- Given information
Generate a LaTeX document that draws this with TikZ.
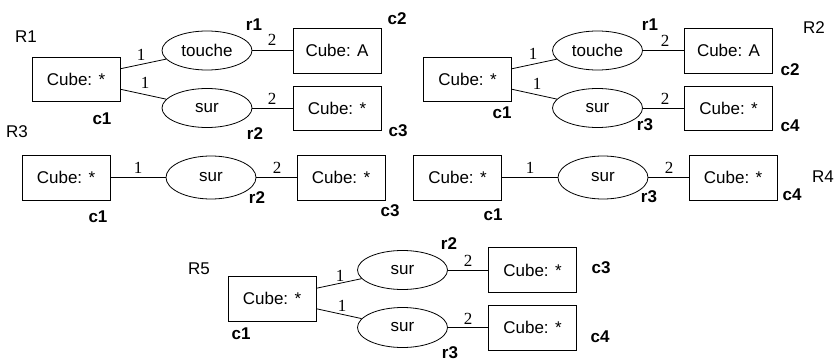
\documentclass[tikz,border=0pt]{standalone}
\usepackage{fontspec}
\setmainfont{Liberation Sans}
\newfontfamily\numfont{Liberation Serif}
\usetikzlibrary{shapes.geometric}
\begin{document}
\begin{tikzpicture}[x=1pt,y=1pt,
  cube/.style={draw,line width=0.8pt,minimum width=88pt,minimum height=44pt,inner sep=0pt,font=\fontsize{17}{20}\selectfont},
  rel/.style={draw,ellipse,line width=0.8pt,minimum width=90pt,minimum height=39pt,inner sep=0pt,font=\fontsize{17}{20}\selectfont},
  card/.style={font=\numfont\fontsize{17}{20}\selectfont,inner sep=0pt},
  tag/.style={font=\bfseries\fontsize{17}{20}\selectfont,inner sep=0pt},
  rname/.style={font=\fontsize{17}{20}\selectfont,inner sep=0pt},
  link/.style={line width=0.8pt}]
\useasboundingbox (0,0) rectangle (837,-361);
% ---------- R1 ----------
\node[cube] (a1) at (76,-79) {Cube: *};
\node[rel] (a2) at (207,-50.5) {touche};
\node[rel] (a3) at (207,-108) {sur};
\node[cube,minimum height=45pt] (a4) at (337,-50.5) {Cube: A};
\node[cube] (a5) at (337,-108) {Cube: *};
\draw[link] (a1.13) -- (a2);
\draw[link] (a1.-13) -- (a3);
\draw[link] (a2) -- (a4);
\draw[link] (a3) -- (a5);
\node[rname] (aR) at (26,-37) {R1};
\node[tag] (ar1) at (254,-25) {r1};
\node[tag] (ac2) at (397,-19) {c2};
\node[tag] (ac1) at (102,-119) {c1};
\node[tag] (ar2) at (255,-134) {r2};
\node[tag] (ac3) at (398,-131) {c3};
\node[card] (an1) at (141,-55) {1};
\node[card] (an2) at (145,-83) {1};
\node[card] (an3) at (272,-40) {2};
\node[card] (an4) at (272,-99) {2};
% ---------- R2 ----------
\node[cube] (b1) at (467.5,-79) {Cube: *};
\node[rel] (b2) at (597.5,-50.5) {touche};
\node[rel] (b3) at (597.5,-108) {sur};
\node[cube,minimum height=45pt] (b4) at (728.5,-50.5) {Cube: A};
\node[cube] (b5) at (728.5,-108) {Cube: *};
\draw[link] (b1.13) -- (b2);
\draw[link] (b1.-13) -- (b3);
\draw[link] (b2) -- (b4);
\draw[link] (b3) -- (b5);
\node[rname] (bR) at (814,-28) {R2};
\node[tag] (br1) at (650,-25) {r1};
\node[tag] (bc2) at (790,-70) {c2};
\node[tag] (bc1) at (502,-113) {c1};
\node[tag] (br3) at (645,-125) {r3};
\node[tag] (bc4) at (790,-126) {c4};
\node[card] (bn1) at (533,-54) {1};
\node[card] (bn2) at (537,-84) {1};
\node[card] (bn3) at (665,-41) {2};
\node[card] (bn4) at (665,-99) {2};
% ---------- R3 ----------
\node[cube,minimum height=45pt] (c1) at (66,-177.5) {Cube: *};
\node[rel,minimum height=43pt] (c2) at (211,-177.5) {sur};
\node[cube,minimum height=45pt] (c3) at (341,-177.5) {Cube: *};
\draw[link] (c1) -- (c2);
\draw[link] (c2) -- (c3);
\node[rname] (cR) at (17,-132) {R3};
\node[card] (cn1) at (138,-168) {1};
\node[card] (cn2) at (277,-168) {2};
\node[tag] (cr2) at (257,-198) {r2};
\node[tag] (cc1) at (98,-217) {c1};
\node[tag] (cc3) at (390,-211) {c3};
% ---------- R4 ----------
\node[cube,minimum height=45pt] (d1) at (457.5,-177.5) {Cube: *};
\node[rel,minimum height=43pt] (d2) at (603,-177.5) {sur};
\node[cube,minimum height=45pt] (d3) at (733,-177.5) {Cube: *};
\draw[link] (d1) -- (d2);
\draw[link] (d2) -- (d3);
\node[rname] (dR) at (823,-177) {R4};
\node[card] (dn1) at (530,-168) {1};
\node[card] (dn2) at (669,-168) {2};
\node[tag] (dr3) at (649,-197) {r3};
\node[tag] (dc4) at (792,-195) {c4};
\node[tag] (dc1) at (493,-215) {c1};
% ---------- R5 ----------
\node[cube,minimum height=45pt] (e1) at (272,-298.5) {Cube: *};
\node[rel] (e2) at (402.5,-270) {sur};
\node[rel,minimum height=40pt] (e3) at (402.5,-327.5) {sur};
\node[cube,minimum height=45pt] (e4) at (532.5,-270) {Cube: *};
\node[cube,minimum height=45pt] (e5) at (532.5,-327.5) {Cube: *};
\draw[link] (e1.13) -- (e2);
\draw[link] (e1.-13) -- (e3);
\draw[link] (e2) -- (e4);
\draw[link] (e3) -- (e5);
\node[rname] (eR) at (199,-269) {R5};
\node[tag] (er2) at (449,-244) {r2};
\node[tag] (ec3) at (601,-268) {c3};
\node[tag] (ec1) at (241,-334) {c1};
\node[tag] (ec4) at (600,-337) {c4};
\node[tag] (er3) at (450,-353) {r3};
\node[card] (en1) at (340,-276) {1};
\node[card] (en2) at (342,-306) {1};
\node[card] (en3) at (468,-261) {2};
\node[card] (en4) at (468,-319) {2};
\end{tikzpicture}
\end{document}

- Exercise directions
Write out the listing above exactly as it stands, pictures excluded.

- Exercise solution
Generate a LaTeX document that draws this with TikZ.
\documentclass[tikz,border=0pt]{standalone}
\usepackage{fontspec}
\setmainfont{Liberation Sans}
\newfontfamily\numfont{Liberation Serif}
\usetikzlibrary{shapes.geometric}
\begin{document}
\begin{tikzpicture}[x=1pt,y=1pt,
  cube/.style={draw,line width=0.8pt,minimum width=88pt,minimum height=44pt,inner sep=0pt,font=\fontsize{17}{20}\selectfont},
  rel/.style={draw,ellipse,line width=0.8pt,minimum width=90pt,minimum height=39pt,inner sep=0pt,font=\fontsize{17}{20}\selectfont},
  card/.style={font=\numfont\fontsize{17}{20}\selectfont,inner sep=0pt},
  tag/.style={font=\bfseries\fontsize{17}{20}\selectfont,inner sep=0pt},
  rname/.style={font=\fontsize{17}{20}\selectfont,inner sep=0pt},
  link/.style={line width=0.8pt}]
\useasboundingbox (0,0) rectangle (837,-361);
% ---------- R1 ----------
\node[cube] (a1) at (76,-79) {Cube: *};
\node[rel] (a2) at (207,-50.5) {touche};
\node[rel] (a3) at (207,-108) {sur};
\node[cube,minimum height=45pt] (a4) at (337,-50.5) {Cube: A};
\node[cube] (a5) at (337,-108) {Cube: *};
\draw[link] (a1.13) -- (a2);
\draw[link] (a1.-13) -- (a3);
\draw[link] (a2) -- (a4);
\draw[link] (a3) -- (a5);
\node[rname] (aR) at (26,-37) {R1};
\node[tag] (ar1) at (254,-25) {r1};
\node[tag] (ac2) at (397,-19) {c2};
\node[tag] (ac1) at (102,-119) {c1};
\node[tag] (ar2) at (255,-134) {r2};
\node[tag] (ac3) at (398,-131) {c3};
\node[card] (an1) at (141,-55) {1};
\node[card] (an2) at (145,-83) {1};
\node[card] (an3) at (272,-40) {2};
\node[card] (an4) at (272,-99) {2};
% ---------- R2 ----------
\node[cube] (b1) at (467.5,-79) {Cube: *};
\node[rel] (b2) at (597.5,-50.5) {touche};
\node[rel] (b3) at (597.5,-108) {sur};
\node[cube,minimum height=45pt] (b4) at (728.5,-50.5) {Cube: A};
\node[cube] (b5) at (728.5,-108) {Cube: *};
\draw[link] (b1.13) -- (b2);
\draw[link] (b1.-13) -- (b3);
\draw[link] (b2) -- (b4);
\draw[link] (b3) -- (b5);
\node[rname] (bR) at (814,-28) {R2};
\node[tag] (br1) at (650,-25) {r1};
\node[tag] (bc2) at (790,-70) {c2};
\node[tag] (bc1) at (502,-113) {c1};
\node[tag] (br3) at (645,-125) {r3};
\node[tag] (bc4) at (790,-126) {c4};
\node[card] (bn1) at (533,-54) {1};
\node[card] (bn2) at (537,-84) {1};
\node[card] (bn3) at (665,-41) {2};
\node[card] (bn4) at (665,-99) {2};
% ---------- R3 ----------
\node[cube,minimum height=45pt] (c1) at (66,-177.5) {Cube: *};
\node[rel,minimum height=43pt] (c2) at (211,-177.5) {sur};
\node[cube,minimum height=45pt] (c3) at (341,-177.5) {Cube: *};
\draw[link] (c1) -- (c2);
\draw[link] (c2) -- (c3);
\node[rname] (cR) at (17,-132) {R3};
\node[card] (cn1) at (138,-168) {1};
\node[card] (cn2) at (277,-168) {2};
\node[tag] (cr2) at (257,-198) {r2};
\node[tag] (cc1) at (98,-217) {c1};
\node[tag] (cc3) at (390,-211) {c3};
% ---------- R4 ----------
\node[cube,minimum height=45pt] (d1) at (457.5,-177.5) {Cube: *};
\node[rel,minimum height=43pt] (d2) at (603,-177.5) {sur};
\node[cube,minimum height=45pt] (d3) at (733,-177.5) {Cube: *};
\draw[link] (d1) -- (d2);
\draw[link] (d2) -- (d3);
\node[rname] (dR) at (823,-177) {R4};
\node[card] (dn1) at (530,-168) {1};
\node[card] (dn2) at (669,-168) {2};
\node[tag] (dr3) at (649,-197) {r3};
\node[tag] (dc4) at (792,-195) {c4};
\node[tag] (dc1) at (493,-215) {c1};
% ---------- R5 ----------
\node[cube,minimum height=45pt] (e1) at (272,-298.5) {Cube: *};
\node[rel] (e2) at (402.5,-270) {sur};
\node[rel,minimum height=40pt] (e3) at (402.5,-327.5) {sur};
\node[cube,minimum height=45pt] (e4) at (532.5,-270) {Cube: *};
\node[cube,minimum height=45pt] (e5) at (532.5,-327.5) {Cube: *};
\draw[link] (e1.13) -- (e2);
\draw[link] (e1.-13) -- (e3);
\draw[link] (e2) -- (e4);
\draw[link] (e3) -- (e5);
\node[rname] (eR) at (199,-269) {R5};
\node[tag] (er2) at (449,-244) {r2};
\node[tag] (ec3) at (601,-268) {c3};
\node[tag] (ec1) at (241,-334) {c1};
\node[tag] (ec4) at (600,-337) {c4};
\node[tag] (er3) at (450,-353) {r3};
\node[card] (en1) at (340,-276) {1};
\node[card] (en2) at (342,-306) {1};
\node[card] (en3) at (468,-261) {2};
\node[card] (en4) at (468,-319) {2};
\end{tikzpicture}
\end{document}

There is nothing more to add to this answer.